* _GIVEN DATA_
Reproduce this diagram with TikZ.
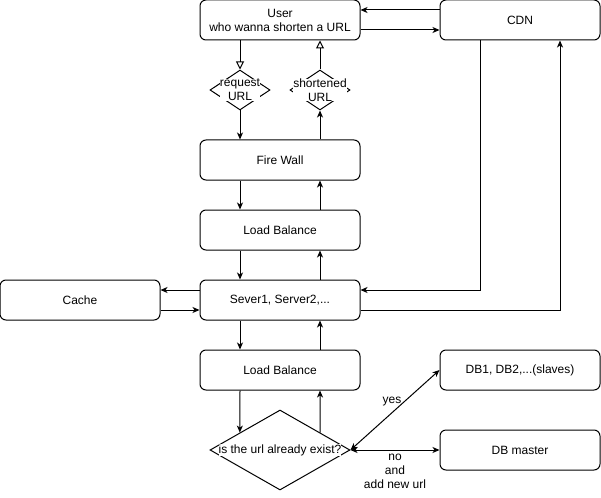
\documentclass[tikz,border=0pt]{standalone}
\usepackage{fontspec}
\setmainfont{Liberation Sans}
\usetikzlibrary{shapes.geometric, arrows.meta, calc}

\begin{document}
\begin{tikzpicture}[
    x=1pt, y=-1pt,
    line width=1pt,
    font=\fontsize{12}{14}\selectfont,
    >={Stealth[length=7pt, width=6pt, inset=2pt]},
    box/.style={draw=black, rounded corners=6pt, minimum width=160pt, minimum height=40pt, align=center},
    decision/.style={draw=black, diamond, inner sep=0pt},
    dlabel/.style={fill=white, inner sep=0pt, align=center},
    arrow/.style={->},
    openarrow/.style={-{Triangle[open, length=8pt, width=8pt]}}
]
    \useasboundingbox (0,0) rectangle (601,497);

    \node[box] (user) at (280,20) {User\\who wanna shorten a URL};
    \node[box] (cdn) at (520,20) {CDN};
    \node[decision, minimum width=60pt, minimum height=40pt,
          label={[dlabel]center:request\\URL}] (req) at (240,90) {};
    \node[decision, minimum width=60pt, minimum height=40pt,
          label={[dlabel]center:shortened\\URL}] (short) at (320,90) {};
    \node[box] (fw) at (280,160) {Fire Wall};
    \node[box] (lbtop) at (280,230) {Load Balance};
    \node[box] (server) at (280,300) {Sever1, Server2,...};
    \node[box] (cache) at (80,300) {Cache};
    \node[box] (lbdb) at (280,370) {Load Balance};
    \node[decision, minimum width=140pt, minimum height=80pt,
          label={[dlabel]center:is the url already exist?}] (check) at (280,450) {};
    \node[box] (slaves) at (520,370) {DB1, DB2,...(slaves)};
    \node[box] (master) at (520,450) {DB master};

    % user <-> cdn
    \draw[arrow] ([yshift=10pt]cdn.west) -- ([yshift=10pt]user.east);
    \draw[arrow] ([yshift=-10pt]user.east) -- ([yshift=-10pt]cdn.west);

    % user <-> diamonds
    \draw[openarrow] ([xshift=-40pt]user.south) -- (req.north);
    \draw[openarrow] (short.north) -- ([xshift=40pt]user.south);

    % down and up the chain
    \draw[arrow] (req.south) -- ([xshift=-40pt]fw.north);
    \draw[arrow] ([xshift=40pt]fw.north) -- (short.south);
    \draw[arrow] ([xshift=-40pt]fw.south) -- ([xshift=-40pt]lbtop.north);
    \draw[arrow] ([xshift=40pt]lbtop.north) -- ([xshift=40pt]fw.south);
    \draw[arrow] ([xshift=-40pt]lbtop.south) -- ([xshift=-40pt]server.north);
    \draw[arrow] ([xshift=40pt]server.north) -- ([xshift=40pt]lbtop.south);
    \draw[arrow] ([xshift=-40pt]server.south) -- ([xshift=-40pt]lbdb.north);
    \draw[arrow] ([xshift=40pt]lbdb.north) -- ([xshift=40pt]server.south);
    \draw[arrow] ([xshift=-40pt]lbdb.south) -- ($(check.west)!0.43!(check.north)$);
    \draw[arrow] ($(check.east)!0.43!(check.north)$) -- ([xshift=40pt]lbdb.south);

    % cache and cdn
    \draw[arrow] ([yshift=10pt]server.west) -- ([yshift=10pt]cache.east);
    \draw[arrow] ([yshift=-10pt]cache.east) -- ([yshift=-10pt]server.west);
    \draw[arrow] ([xshift=-40pt]cdn.south) |- ([yshift=10pt]server.east);
    \draw[arrow] ([yshift=-10pt]server.east) -| ([xshift=40pt]cdn.south);

    % databases
    \draw[arrow, <->] (check.east) -- node[above, xshift=-3pt] {yes} (slaves.west);
    \draw[arrow, <->] (check.east) -- node[below, align=center] {no\\and\\add new url} (master.west);

\end{tikzpicture}
\end{document}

* _TASK REQUIREMENTS_
All of the lines above should be retyped precisely, apart from the pictures.

* _REPLY_
Reproduce this diagram with TikZ.
\documentclass[tikz,border=0pt]{standalone}
\usepackage{fontspec}
\setmainfont{Liberation Sans}
\usetikzlibrary{shapes.geometric, arrows.meta, calc}

\begin{document}
\begin{tikzpicture}[
    x=1pt, y=-1pt,
    line width=1pt,
    font=\fontsize{12}{14}\selectfont,
    >={Stealth[length=7pt, width=6pt, inset=2pt]},
    box/.style={draw=black, rounded corners=6pt, minimum width=160pt, minimum height=40pt, align=center},
    decision/.style={draw=black, diamond, inner sep=0pt},
    dlabel/.style={fill=white, inner sep=0pt, align=center},
    arrow/.style={->},
    openarrow/.style={-{Triangle[open, length=8pt, width=8pt]}}
]
    \useasboundingbox (0,0) rectangle (601,497);

    \node[box] (user) at (280,20) {User\\who wanna shorten a URL};
    \node[box] (cdn) at (520,20) {CDN};
    \node[decision, minimum width=60pt, minimum height=40pt,
          label={[dlabel]center:request\\URL}] (req) at (240,90) {};
    \node[decision, minimum width=60pt, minimum height=40pt,
          label={[dlabel]center:shortened\\URL}] (short) at (320,90) {};
    \node[box] (fw) at (280,160) {Fire Wall};
    \node[box] (lbtop) at (280,230) {Load Balance};
    \node[box] (server) at (280,300) {Sever1, Server2,...};
    \node[box] (cache) at (80,300) {Cache};
    \node[box] (lbdb) at (280,370) {Load Balance};
    \node[decision, minimum width=140pt, minimum height=80pt,
          label={[dlabel]center:is the url already exist?}] (check) at (280,450) {};
    \node[box] (slaves) at (520,370) {DB1, DB2,...(slaves)};
    \node[box] (master) at (520,450) {DB master};

    % user <-> cdn
    \draw[arrow] ([yshift=10pt]cdn.west) -- ([yshift=10pt]user.east);
    \draw[arrow] ([yshift=-10pt]user.east) -- ([yshift=-10pt]cdn.west);

    % user <-> diamonds
    \draw[openarrow] ([xshift=-40pt]user.south) -- (req.north);
    \draw[openarrow] (short.north) -- ([xshift=40pt]user.south);

    % down and up the chain
    \draw[arrow] (req.south) -- ([xshift=-40pt]fw.north);
    \draw[arrow] ([xshift=40pt]fw.north) -- (short.south);
    \draw[arrow] ([xshift=-40pt]fw.south) -- ([xshift=-40pt]lbtop.north);
    \draw[arrow] ([xshift=40pt]lbtop.north) -- ([xshift=40pt]fw.south);
    \draw[arrow] ([xshift=-40pt]lbtop.south) -- ([xshift=-40pt]server.north);
    \draw[arrow] ([xshift=40pt]server.north) -- ([xshift=40pt]lbtop.south);
    \draw[arrow] ([xshift=-40pt]server.south) -- ([xshift=-40pt]lbdb.north);
    \draw[arrow] ([xshift=40pt]lbdb.north) -- ([xshift=40pt]server.south);
    \draw[arrow] ([xshift=-40pt]lbdb.south) -- ($(check.west)!0.43!(check.north)$);
    \draw[arrow] ($(check.east)!0.43!(check.north)$) -- ([xshift=40pt]lbdb.south);

    % cache and cdn
    \draw[arrow] ([yshift=10pt]server.west) -- ([yshift=10pt]cache.east);
    \draw[arrow] ([yshift=-10pt]cache.east) -- ([yshift=-10pt]server.west);
    \draw[arrow] ([xshift=-40pt]cdn.south) |- ([yshift=10pt]server.east);
    \draw[arrow] ([yshift=-10pt]server.east) -| ([xshift=40pt]cdn.south);

    % databases
    \draw[arrow, <->] (check.east) -- node[above, xshift=-3pt] {yes} (slaves.west);
    \draw[arrow, <->] (check.east) -- node[below, align=center] {no\\and\\add new url} (master.west);

\end{tikzpicture}
\end{document}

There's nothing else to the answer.